Records with drawing code
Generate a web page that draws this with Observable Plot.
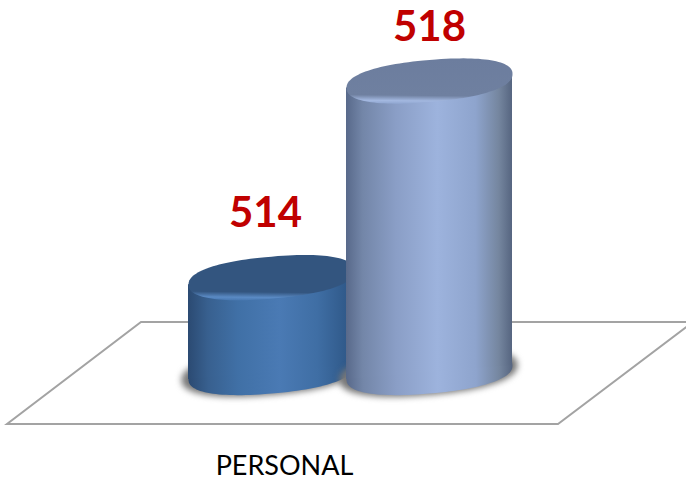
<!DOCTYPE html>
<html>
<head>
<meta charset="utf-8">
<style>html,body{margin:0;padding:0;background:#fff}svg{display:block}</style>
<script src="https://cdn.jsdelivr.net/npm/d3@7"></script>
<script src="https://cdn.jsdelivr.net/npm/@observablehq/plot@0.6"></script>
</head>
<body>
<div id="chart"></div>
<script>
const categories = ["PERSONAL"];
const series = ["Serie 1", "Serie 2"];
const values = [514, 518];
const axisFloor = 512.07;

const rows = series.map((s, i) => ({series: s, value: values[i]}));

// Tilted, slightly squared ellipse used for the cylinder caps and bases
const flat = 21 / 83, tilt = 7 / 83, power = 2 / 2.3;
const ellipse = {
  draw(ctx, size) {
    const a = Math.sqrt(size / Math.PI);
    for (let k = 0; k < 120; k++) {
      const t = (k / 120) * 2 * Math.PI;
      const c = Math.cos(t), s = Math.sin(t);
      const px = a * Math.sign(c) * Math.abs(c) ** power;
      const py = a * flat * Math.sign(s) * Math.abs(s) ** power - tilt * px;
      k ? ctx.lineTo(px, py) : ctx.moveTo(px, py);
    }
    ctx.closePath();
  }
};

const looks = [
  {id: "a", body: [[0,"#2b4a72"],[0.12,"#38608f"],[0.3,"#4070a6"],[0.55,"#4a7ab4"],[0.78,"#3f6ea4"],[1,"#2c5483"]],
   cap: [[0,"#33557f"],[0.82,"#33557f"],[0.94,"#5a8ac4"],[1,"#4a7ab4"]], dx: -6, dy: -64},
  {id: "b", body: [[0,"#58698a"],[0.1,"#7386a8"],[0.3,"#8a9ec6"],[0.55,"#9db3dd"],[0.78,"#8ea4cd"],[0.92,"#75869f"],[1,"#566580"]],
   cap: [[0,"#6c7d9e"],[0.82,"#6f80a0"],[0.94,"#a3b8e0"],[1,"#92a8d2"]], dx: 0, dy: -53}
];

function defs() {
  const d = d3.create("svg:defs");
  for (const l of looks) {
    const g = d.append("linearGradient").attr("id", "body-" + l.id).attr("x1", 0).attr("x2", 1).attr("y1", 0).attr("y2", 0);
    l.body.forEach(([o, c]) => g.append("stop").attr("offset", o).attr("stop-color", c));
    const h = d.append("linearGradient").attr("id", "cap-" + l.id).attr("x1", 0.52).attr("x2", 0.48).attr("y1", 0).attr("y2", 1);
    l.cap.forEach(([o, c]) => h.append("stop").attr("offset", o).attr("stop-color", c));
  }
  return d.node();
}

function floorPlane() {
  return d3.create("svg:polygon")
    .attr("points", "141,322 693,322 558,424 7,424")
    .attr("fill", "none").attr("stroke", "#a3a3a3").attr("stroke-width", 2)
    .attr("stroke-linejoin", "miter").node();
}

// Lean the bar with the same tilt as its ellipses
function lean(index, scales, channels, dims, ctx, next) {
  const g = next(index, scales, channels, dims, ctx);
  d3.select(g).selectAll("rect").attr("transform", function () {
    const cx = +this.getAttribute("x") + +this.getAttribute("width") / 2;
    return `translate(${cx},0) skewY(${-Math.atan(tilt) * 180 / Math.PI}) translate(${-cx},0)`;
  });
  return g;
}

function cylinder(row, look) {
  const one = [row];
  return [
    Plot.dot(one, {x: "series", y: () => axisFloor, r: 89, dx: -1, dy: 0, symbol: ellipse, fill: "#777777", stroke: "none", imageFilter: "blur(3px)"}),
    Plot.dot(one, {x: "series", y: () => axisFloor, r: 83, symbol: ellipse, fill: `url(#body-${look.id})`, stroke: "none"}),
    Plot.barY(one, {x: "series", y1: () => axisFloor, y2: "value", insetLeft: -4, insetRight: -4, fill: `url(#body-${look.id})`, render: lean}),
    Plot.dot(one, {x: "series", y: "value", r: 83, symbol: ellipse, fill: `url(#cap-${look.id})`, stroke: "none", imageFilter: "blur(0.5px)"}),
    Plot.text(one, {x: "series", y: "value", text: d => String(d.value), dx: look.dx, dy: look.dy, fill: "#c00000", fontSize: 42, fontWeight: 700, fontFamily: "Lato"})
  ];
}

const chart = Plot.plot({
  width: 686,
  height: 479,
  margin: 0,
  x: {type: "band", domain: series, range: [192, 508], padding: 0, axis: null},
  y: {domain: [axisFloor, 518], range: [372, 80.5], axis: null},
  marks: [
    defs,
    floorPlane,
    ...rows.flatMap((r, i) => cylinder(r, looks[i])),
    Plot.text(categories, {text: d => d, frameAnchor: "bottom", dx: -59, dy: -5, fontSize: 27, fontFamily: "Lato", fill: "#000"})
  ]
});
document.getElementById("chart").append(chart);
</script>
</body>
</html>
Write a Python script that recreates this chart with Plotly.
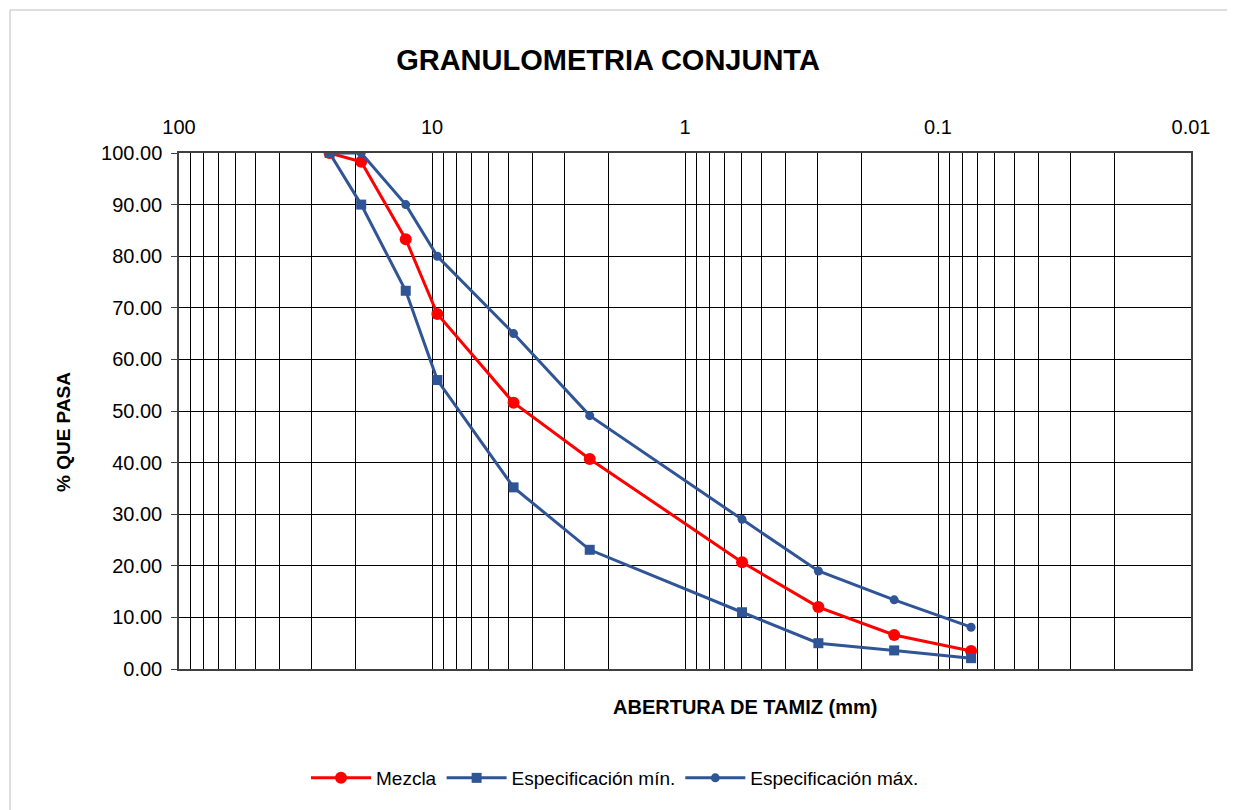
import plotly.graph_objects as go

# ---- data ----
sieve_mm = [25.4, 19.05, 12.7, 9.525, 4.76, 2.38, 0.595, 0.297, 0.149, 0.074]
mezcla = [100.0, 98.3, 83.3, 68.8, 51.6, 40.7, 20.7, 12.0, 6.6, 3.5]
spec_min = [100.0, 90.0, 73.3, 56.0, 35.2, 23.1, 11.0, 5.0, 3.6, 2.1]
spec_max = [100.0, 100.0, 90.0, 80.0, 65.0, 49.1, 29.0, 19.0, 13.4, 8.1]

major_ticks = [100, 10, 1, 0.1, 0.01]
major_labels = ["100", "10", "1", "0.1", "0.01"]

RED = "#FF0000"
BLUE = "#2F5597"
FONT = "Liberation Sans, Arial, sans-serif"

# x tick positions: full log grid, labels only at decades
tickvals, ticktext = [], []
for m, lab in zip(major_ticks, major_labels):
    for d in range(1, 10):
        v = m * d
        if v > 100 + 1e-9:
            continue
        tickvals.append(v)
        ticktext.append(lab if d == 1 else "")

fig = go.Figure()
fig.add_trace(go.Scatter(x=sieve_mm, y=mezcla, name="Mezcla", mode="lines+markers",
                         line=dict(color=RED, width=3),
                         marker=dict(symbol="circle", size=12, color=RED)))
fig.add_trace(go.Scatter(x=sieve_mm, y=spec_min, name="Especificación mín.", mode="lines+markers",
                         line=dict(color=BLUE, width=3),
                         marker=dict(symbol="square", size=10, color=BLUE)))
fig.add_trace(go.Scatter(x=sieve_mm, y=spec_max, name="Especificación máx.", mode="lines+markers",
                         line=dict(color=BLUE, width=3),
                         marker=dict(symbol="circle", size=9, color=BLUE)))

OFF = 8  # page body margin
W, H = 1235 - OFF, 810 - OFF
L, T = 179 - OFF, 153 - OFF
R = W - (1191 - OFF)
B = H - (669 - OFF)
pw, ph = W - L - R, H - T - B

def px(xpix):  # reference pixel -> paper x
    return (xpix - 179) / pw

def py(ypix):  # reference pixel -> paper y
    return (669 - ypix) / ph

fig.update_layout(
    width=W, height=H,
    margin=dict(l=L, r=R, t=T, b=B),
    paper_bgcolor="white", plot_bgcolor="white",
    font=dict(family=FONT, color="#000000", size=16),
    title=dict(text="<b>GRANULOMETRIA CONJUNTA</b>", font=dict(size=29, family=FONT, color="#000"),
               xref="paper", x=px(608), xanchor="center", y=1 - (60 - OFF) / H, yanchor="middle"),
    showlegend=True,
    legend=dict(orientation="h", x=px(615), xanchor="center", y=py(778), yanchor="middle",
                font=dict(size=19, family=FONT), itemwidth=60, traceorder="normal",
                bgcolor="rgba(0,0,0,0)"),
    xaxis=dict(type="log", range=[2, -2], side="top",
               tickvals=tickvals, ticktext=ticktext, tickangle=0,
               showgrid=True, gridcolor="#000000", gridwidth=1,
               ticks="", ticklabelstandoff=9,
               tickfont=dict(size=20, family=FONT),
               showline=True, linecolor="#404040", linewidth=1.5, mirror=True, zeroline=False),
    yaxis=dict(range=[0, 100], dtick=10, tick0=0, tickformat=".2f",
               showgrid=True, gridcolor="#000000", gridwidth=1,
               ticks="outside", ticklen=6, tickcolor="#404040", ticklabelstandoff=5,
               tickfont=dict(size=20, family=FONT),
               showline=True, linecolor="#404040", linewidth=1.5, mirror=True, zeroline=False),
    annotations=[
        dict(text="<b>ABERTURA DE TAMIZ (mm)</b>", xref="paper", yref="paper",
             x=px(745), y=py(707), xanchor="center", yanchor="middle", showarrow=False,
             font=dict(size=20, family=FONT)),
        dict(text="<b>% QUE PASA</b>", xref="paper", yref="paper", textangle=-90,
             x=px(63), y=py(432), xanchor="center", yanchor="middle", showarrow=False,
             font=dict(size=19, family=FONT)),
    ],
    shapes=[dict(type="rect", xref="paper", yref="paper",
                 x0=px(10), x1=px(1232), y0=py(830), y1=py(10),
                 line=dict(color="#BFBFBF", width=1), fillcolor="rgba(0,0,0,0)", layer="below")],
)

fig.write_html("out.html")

---

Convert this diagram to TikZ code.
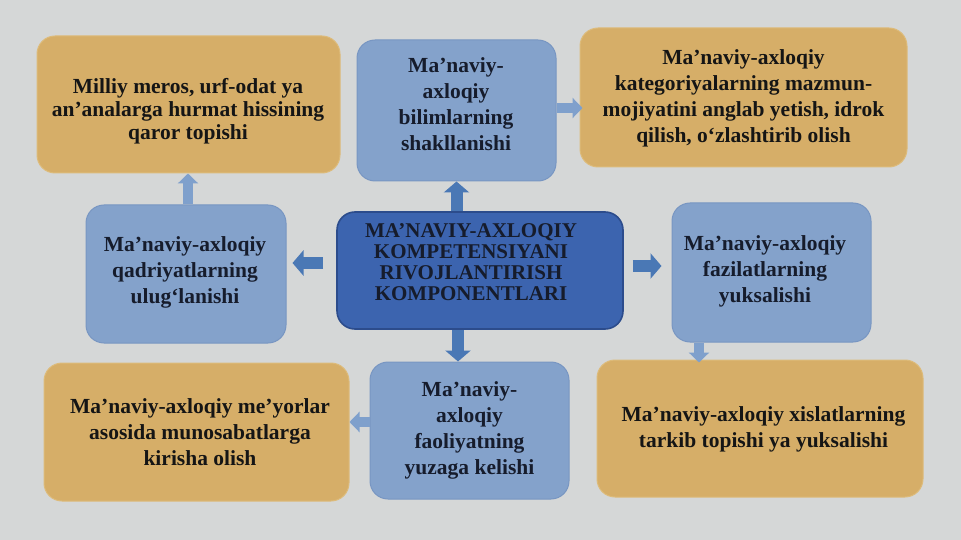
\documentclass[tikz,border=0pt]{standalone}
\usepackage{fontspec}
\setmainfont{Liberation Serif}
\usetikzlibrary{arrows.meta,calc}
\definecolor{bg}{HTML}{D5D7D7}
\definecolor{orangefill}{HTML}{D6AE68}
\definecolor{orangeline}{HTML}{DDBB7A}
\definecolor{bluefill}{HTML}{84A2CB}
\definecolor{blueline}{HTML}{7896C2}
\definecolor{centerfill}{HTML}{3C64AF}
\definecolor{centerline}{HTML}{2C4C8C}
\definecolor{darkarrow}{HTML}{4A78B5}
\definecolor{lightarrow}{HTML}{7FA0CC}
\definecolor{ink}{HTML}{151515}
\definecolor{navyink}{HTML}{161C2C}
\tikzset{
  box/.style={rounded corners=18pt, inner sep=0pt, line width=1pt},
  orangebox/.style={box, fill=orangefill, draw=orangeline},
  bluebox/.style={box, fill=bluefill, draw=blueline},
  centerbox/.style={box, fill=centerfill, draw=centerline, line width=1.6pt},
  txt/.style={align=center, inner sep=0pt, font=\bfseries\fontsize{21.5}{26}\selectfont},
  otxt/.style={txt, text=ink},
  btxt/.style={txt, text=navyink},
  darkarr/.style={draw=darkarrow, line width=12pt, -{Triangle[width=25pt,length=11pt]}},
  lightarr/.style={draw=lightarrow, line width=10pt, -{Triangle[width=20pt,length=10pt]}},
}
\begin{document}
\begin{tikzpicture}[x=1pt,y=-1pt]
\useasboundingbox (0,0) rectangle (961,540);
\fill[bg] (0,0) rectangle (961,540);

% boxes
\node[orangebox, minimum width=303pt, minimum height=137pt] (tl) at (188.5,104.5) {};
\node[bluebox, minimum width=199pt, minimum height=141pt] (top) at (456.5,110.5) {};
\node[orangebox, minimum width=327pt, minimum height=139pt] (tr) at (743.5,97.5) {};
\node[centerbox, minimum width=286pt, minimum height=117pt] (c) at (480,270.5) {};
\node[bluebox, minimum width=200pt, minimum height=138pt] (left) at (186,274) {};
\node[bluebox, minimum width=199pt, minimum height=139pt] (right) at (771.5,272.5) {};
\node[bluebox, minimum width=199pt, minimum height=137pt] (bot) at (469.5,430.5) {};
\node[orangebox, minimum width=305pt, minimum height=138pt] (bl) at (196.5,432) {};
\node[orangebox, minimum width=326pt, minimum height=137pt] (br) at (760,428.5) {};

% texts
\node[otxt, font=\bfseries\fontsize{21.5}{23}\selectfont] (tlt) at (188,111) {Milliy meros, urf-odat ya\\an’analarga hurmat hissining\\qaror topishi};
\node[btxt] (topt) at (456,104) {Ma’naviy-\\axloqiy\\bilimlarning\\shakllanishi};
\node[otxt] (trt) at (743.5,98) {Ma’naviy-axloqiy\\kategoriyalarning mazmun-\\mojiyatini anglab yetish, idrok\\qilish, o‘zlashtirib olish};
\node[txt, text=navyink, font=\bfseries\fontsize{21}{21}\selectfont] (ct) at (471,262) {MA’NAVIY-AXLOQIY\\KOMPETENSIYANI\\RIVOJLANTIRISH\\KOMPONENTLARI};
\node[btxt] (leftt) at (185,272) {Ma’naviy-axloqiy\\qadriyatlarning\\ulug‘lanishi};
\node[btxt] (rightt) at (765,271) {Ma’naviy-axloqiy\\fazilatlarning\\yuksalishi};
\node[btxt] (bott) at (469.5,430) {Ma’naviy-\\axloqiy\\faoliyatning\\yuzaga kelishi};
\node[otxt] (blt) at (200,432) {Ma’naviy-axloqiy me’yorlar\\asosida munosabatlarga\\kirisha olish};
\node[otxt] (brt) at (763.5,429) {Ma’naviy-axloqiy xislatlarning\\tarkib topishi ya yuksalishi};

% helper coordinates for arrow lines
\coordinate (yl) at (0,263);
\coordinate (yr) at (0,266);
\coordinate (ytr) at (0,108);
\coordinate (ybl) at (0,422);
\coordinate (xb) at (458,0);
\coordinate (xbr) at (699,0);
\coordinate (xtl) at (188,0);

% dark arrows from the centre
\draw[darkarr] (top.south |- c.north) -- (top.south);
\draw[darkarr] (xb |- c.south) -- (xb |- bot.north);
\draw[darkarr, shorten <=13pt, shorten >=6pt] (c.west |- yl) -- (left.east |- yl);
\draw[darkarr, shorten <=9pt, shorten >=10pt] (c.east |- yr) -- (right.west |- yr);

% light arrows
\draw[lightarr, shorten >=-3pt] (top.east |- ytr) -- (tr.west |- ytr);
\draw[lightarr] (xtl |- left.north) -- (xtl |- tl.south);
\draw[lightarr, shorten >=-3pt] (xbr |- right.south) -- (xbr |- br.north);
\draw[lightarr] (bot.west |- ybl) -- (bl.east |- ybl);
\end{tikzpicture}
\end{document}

> **Aim**:
Scan the data above; copy every line where "page" appears.

> **Answer in full**:
Generate a web page that draws this with Observable Plot.
OFF = 8  # page body margin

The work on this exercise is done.